Opinion filed October 17, 1931.
An appeal from the Circuit Court for Volusia County; A. V. Long, Judge.
Joseph Ginsberg, for Appellant;
Harry A. Horn and Hull, Landis, Whitehair, for Appellees.
In August, 1929, the City Commission of the City of Daytona Beach entered into a contract with Southern Paving and Construction Company to make certain municipal improvements, one of which was the construction of a board walk along the ocean shore in front of said city. On completion of the contract, the city, on December 29, 1929, executed its promissory note in payment to Southern Paving and Construction Company in the sum of Seventy-five thousand, nine hundred forty-nine and thirty-four one hundredths dollars ($75,949.34,) due on or before January 1, 1931. A portion of the note was paid and the city made provision in its budget to discharge it in full in April, 1931.
At this juncture, Appellant brought his suit to restrain the city from making any further payment on said note. A temporary restraining order was granted conditioned on making an appropriate indemnity bond. The bond was not posted as required. The temporary restraining order was accordingly dissolved and the bill of complaint dismissed. This appeal is taken from that decree.
Error is first assigned on the decree dissolving the injunctional order because of failure to post the required bond.
This court has repeatedly disapproved the practice of granting restraining orders on condition of posting the required bond at a future date, consequently no error was committed in dismissing the bill in this cause when the bond was not given as required. City of Jacksonville vs. Dorman, 13 Fla. 390, Hall vs. Horne, 52 Fla. 510, 42 So.2d 383, Savage vs. Parker, 53 Fla. 1002, 43 So.2d 507, Gillispie vs. Chaplin, 59 Fla. 500, 52 So.2d 722.
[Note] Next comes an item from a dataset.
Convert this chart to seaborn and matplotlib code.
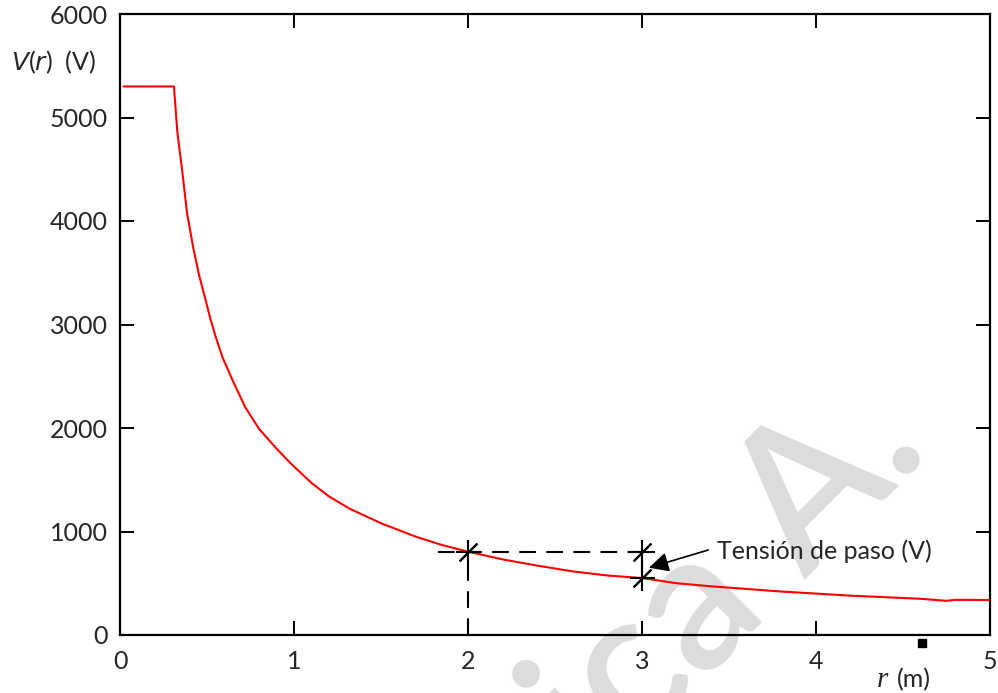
import numpy as np
import pandas as pd
import matplotlib
matplotlib.use('Agg')
import matplotlib.pyplot as plt
import seaborn as sns

# curve V(r)
r_m = [0.02, 0.30, 0.31, 0.33, 0.36, 0.385, 0.42, 0.454, 0.49, 0.517, 0.55,
       0.59, 0.65, 0.72, 0.80, 0.90, 0.98, 1.10, 1.20, 1.32, 1.50, 1.70,
       1.85, 2.00, 2.20, 2.40, 2.60, 2.80, 3.00, 3.20, 3.40, 3.60, 3.80,
       4.00, 4.20, 4.40, 4.60, 4.75, 4.80, 5.00]
v_volt = [5300, 5300, 5300, 4850, 4450, 4080, 3750, 3480, 3250, 3070, 2880,
          2680, 2450, 2200, 1990, 1800, 1660, 1470, 1340, 1220, 1080, 950,
          870, 805, 730, 670, 615, 575, 550, 500, 470, 445, 420,
          400, 380, 365, 350, 330, 340, 338]

# step voltage construction
step_r = [2, 3]
v_hi = 805
v_lo = 550
dash_start_r = 1.83
note_text = 'Tensión de paso (V)'
note_xy = (3.04, 650)
note_pos = (3.43, 812)

x_ticks = [0, 1, 2, 3, 4, 5]
y_ticks = [0, 1000, 2000, 3000, 4000, 5000, 6000]

df = pd.DataFrame({'r': r_m, 'V': v_volt})

sns.set_style('ticks')
plt.rcParams['font.family'] = ['Lato', 'DejaVu Sans']
fs = 18

fig = plt.figure(figsize=(9.98, 6.93), dpi=100)
ax = fig.add_axes([120 / 998, 1 - 635 / 693, 870 / 998, 621 / 693])

# watermark
ax.text(0.69, 0.11, 'nica A.', transform=fig.transFigure, rotation=45,
        fontsize=140, color='#dcdcdc', ha='center', va='center',
        weight='semibold', zorder=0.5, clip_on=False)

sns.lineplot(data=df, x='r', y='V', color='red', lw=1.5,
             estimator=None, sort=False, ax=ax, zorder=3)

# dashed guides and step segment
ax.plot([dash_start_r, step_r[1]], [v_hi, v_hi], color='k', lw=1.5,
        dashes=(8, 5), zorder=4)
ax.plot([step_r[0], step_r[0]], [0, v_hi], color='k', lw=1.5,
        dashes=(8, 5), zorder=4)
ax.plot([step_r[1], step_r[1]], [v_lo, v_hi], color='k', lw=1.5, zorder=4)

mark_r = [step_r[0], step_r[1], step_r[1]]
mark_v = [v_hi, v_hi, v_lo]
ax.plot(mark_r, mark_v, ls='none', marker='+', ms=18, mew=1.5,
        color='k', zorder=5)
ax.plot(mark_r, mark_v, ls='none', marker=(2, 2, -45), ms=18, mew=1.5,
        color='k', zorder=5)

ax.annotate(note_text, xy=note_xy, xytext=note_pos, fontsize=fs,
            va='center', ha='left',
            arrowprops=dict(arrowstyle='-|>', color='k', lw=1.2,
                            mutation_scale=30, shrinkA=4, shrinkB=0,
                            relpos=(0, 0.65)))

# small square below the axis
ax.plot([4.61], [-75], ls='none', marker='s', ms=6, color='k',
        clip_on=False, zorder=5)

ax.set_xlim(0, 5)
ax.set_ylim(0, 6000)
ax.set_xticks(x_ticks)
ax.set_yticks(y_ticks)
ax.set_xticklabels([str(t) for t in x_ticks])
ax.set_yticklabels([str(t) for t in y_ticks])
ax.tick_params(direction='in', length=10, width=1.4, labelsize=fs,
               top=True, right=True, color='k')
ax.tick_params(axis='x', pad=11)
ax.tick_params(axis='y', pad=9)
for s in ax.spines.values():
    s.set_linewidth(1.6)
    s.set_color('k')
ax.set_xlabel('')
ax.set_ylabel('')

ax.text(-0.125, 0.922, '$V$($r$)  (V)', transform=ax.transAxes,
        fontsize=fs, va='center', ha='left')
ax.text(0.870, -0.0725, 'r', transform=ax.transAxes, fontsize=21,
        family='Liberation Serif', style='italic', va='center', ha='left')
ax.text(0.893, -0.0725, '(m)', transform=ax.transAxes, fontsize=fs,
        va='center', ha='left')

plt.savefig('out.png', dpi=100)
Error is next predicated on the validity of House Bill No. 414 Acts of 1931, Laws of Florida, seeking to validate and ratify the contract and note on which this suit is grounded together with all proceedings and acts of the city commission in connection therewith.
We have examined the city charter of the City of Daytona Beach (Chapter 10466 Special Acts of 1925) and we think Section fifteen and other provisions of that act fully warranted the city in making the improvements complained of. When power is vested in a municipality to "regulate and provide for the construction" of an improvement, it follows (there being no inhibition to the contrary) that the contract to construct and a note to pay for the improvement may be implied as a necessary incident to the power conferred. McQuillon Municipal Corporation (2nd Edition) Vol. 5, 926, C. J. 44, 1179 R. C. L. 19, 993. The city was fully authorized by Section ninety-eight of its charter to assess and collect a tax to pay for the improvement complained of.
By this disposition, it becomes unnecessary to discuss the assignments of error predicated on the validity of House Bill No. 414, Acts of 1931, Laws of Florida as that act was superfluous and unnecessary so far as it relates to this cause.
The only remaining question necessary for us to adjudicate is whether or not the note complained of was violative of section six of article nine of the constitution as amended in 1930, the obligation thereof not having been voted on and approved by the freeholders of the city.
The note was executed and delivered December 29, 1929, almost a year prior to the adoption of section six of article nine as amended. It amounted to nothing more than the evidence of the debt and did not occupy the status and dignity of a bond. It is not within the class of obligations covered by Section six of article nine as amended in November, 1930.
The decree of the Circuit Court is affirmed.
BUFORD, C.J., AND WHITFIELD, BROWN AND DAVIS, J.J., concur.
ELLIS, J., concurs in the conclusion.